If we have faithfully read and heard these lessons, we will probably have a sense of the divorce between our own broken and fractured lives and the perfect law of God. We are not alone. The narrative that follows the book of Deuteronomy is largely a record of the people of Israel not choosing life. They periodically return to God, but these seasons of repentance and faithfulness are quickly succeeded by more and greater acts of disobedience and willfulness. The people of Israel did not choose life. Furthermore, I suspect our Lord's words might remind us of our own acts of unfaithfulness and disobedience. If we have heard them faithfully, they will pierce us. Both of these lessons demonstrate what it means that God is light. Through these lessons God's light may shine on our lives.
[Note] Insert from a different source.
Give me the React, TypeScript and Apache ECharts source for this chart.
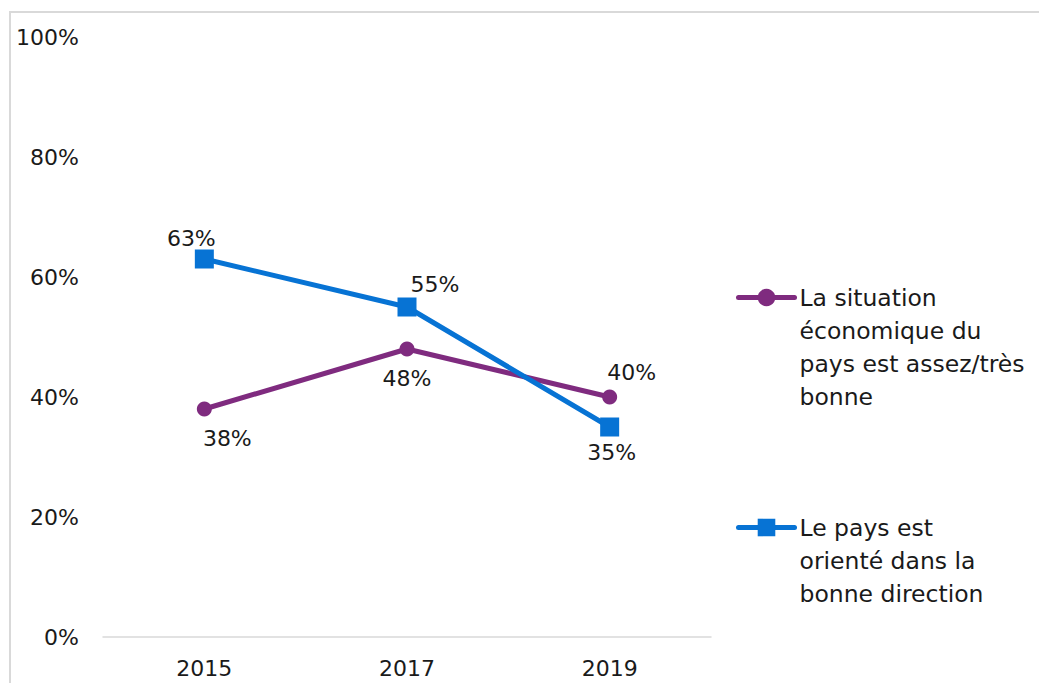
import React, { useEffect, useRef } from "react";
import * as echarts from "echarts";

const categories = ["2015", "2017", "2019"];
const seriesNames = [
  "La situation\néconomique du\npays est assez/très\nbonne",
  "Le pays est\norienté dans la\nbonne direction",
];
const economyValues = [38, 48, 40];
const directionValues = [63, 55, 35];
const yTicks = [0, 20, 40, 60, 80, 100];

const FONT = "DejaVu Sans";

export default function App() {
  const ref = useRef<HTMLDivElement>(null);
  useEffect(() => {
    document.body.style.margin = "0";
    const chart = echarts.init(ref.current!, null, { renderer: "svg" });
    const econOffsets = [[23, 29], [0, 29], [22, -25]];
    const dirOffsets = [[-13, -21], [28, -23], [2, 25]];
    const mk = (vals: number[], offs: number[][]) =>
      vals.map((v, i) => ({
        value: v,
        label: { offset: offs[i] },
      }));
    const legendBase = {
      orient: "vertical",
      left: 736,
      padding: 0,
      itemWidth: 56,
      itemHeight: 22,
      lineStyle: { width: 5, cap: "round" },
      textStyle: {
        fontSize: 23.5,
        lineHeight: 33,
        color: "#1a1a1a",
        fontFamily: FONT,
      },
    };
    chart.setOption({
      animation: false,
      backgroundColor: "#fff",
      textStyle: { fontFamily: FONT },
      graphic: [
        {
          type: "rect",
          shape: { x: 10, y: 12, width: 1100, height: 800 },
          style: { fill: "none", stroke: "#d9d9d9", lineWidth: 2 },
          silent: true,
        },
      ],
      grid: { left: 103, right: 328, top: 37, bottom: 46 },
      xAxis: {
        type: "category",
        data: categories,
        boundaryGap: true,
        axisLine: { lineStyle: { color: "#d9d9d9", width: 1.5 } },
        axisTick: { show: false },
        axisLabel: { color: "#1a1a1a", fontSize: 22, fontFamily: FONT, margin: 20 },
      },
      yAxis: {
        type: "value",
        min: yTicks[0],
        max: yTicks[yTicks.length - 1],
        interval: 20,
        axisLine: { show: false },
        axisTick: { show: false },
        splitLine: { show: false },
        axisLabel: {
          color: "#1a1a1a",
          fontSize: 22,
          fontFamily: FONT,
          margin: 24,
          formatter: (v: number) => v + "%",
        },
      },
      legend: [
        {
          ...legendBase,
          data: [seriesNames[0]],
          top: 182,
          formatter: (n: string) => "\n\n\n" + n,
        },
        {
          ...legendBase,
          data: [seriesNames[1]],
          top: 445,
          formatter: (n: string) => "\n\n" + n,
        },
      ],
      series: [
        {
          name: seriesNames[0],
          type: "line",
          data: mk(economyValues, econOffsets),
          symbol: "circle",
          symbolSize: 15,
          itemStyle: { color: "#7F2B7F" },
          lineStyle: { color: "#7F2B7F", width: 5 },
          label: {
            show: true,
            position: "inside",
            color: "#1a1a1a",
            fontSize: 22,
            fontFamily: FONT,
            formatter: "{c}%",
          },
        },
        {
          name: seriesNames[1],
          type: "line",
          data: mk(directionValues, dirOffsets),
          symbol: "rect",
          symbolSize: 19,
          itemStyle: { color: "#0773D4" },
          lineStyle: { color: "#0773D4", width: 5 },
          label: {
            show: true,
            position: "inside",
            color: "#1a1a1a",
            fontSize: 22,
            fontFamily: FONT,
            formatter: "{c}%",
          },
        },
      ],
    });
    return () => chart.dispose();
  }, []);
  return <div ref={ref} style={{ width: 1039, height: 683 }} />;
}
Think about light for a moment. One obvious characteristic of light is that it reveals. It can reveal things as they actually are. These lessons show our human inadequacy and sin, that we have not chosen life in so many instances. It is also the nature of light that if we have not been long exposed to it, light can be painful. It might give us pain to think of the foolish ways we have broken God's law as described in the lessons. God is light, and while it might be difficult to hear these lessons, they are addressed to sinners and lawbreakers. These passages of scripture are for you if you have a wayward streak. They are for you if you have followed a path of self-destruction. They are for you if you have ever chosen death, either consciously or unconsciously. The question is will you allow this light to be shed on your life? Paul wonderfully writes in the letter to the Ephesians: "when anything is exposed by the light it becomes visible, for anything that becomes visible is light." In other words just by allowing your life both past and present to be exposed to the light of God is transformative. Consider the Samaritan Woman in the forth chapter of John's Gospel. Our Lord violates all kinds of social and religious norms by conversing with a non-Jewish woman. Like the voice of the prophet he names her history--she was married four times and living with a fifth man not her husband--in this act of naming her history there is forgiveness and transformation. Could you, my friends, take the moments you have chosen death and self-destruction and put them in the light of the Lord, allowing them to be exposed to the light of God and even perhaps hearing the voice of our Lord Jesus naming that history. Just by allowing his light to shine on it and to acknowledge that history will contain the seeds of new life and transformation.